1.hive基础:order by,sort by,distribute by,cluster by
order by 全局排序 所有的map结果提交至一个reduce里,如果在严格模式下,order by 需要指定 limit 数据条数,不然数据量巨大的情况下
会造成崩溃无输出结果。
涉及属性:set hive.mapred.mode=nonstrict/strict
设置为严格模式后。order by 后面需要接 limit
sort by 多个reduce,reduce内部有序,不保证全局有序。
distribute by distribute by 一般要和 sort by 一起使用,即将某一块数据归给(distribute by)某一个reducer 处理,然后在指定的 reducer 中进行 sort by 排序。
cluster by =distribute by + sort by (分桶字段和排序字段为同一个字段)
create table company_info (
personid string,
company string,
money float
)row format delimited fields terminated by "";
load data local inpath "/home/dip/company.txt"

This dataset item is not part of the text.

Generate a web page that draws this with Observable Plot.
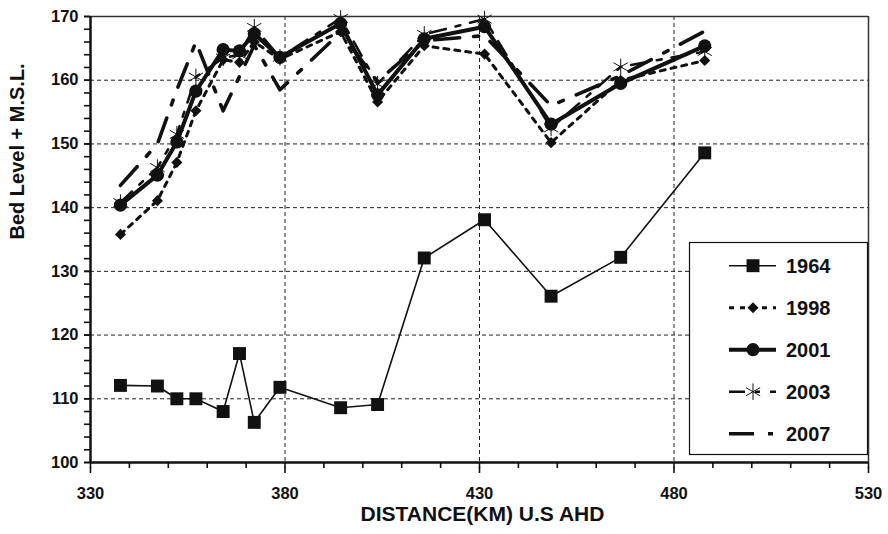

[dip@dip005 lzm]$ cat company.txt
p1 公司1 150
p2 公司2 230
p1 公司3 160
p3 公司4 30
p4 公司4 20
p4 公司6 90
p5 公司5 500
练习
#全局排序
select * from company_info order by money desc ;
#reduce内部有序,如果启动多个reduce,reduce之间没有有序
select * from company_info sort by money desc;
#默认第一个字段分桶,这里我们用第二个字段分桶distribute by 然后用第三个字段做sort by
2、hive基础:行转列、列转行 UDAF UDTF
2.1;列转行
concat()函数用于将多个字符串连接成一个字符串 SELECT CONCAT(id, ‘,’, name) AS con FROM info
conact_ws()函数是caoncat的特殊形式,第一个参数是分隔符号。 SELECT CONCAT("_",id, name) AS con FROM info
group_concat()函数返回一个字符串结果
hive中collect_list()函数和collect_set()函数将某列转为一个数组返回
[dip@dip005 lzm]$ cat person_info.tsv
孙悟空 白羊座 A
大海 射手座 A
宋宋 白羊座 B
猪八戒 白羊座 A
凤姐 射手座 A
create table person_info(
name string,
constellation string,
blood_type string)
row format delimited fields terminated by "";
load data local inpath "/home/dip/lzm/person_info.tsv" into table person_info
#请将具有相同星座和血型的人返回
select t1.base,collect_set(name) from
(select name,concat_ws(",",constellation,blood_type) base
from person_info)t1
group by
t1.base;
将collect_set()返回的列表进行处理:
select base,concat_ws("|",collect_set(name)) from
(select name,concat_ws(",",constellation,blood_type) base
from person_info)t1
group by
base;
2.2行转列:
“fields terminated by”:字段与字段之间的分隔符。
“collection items terminated by”:一个字段中各个子元素 item 的分隔符。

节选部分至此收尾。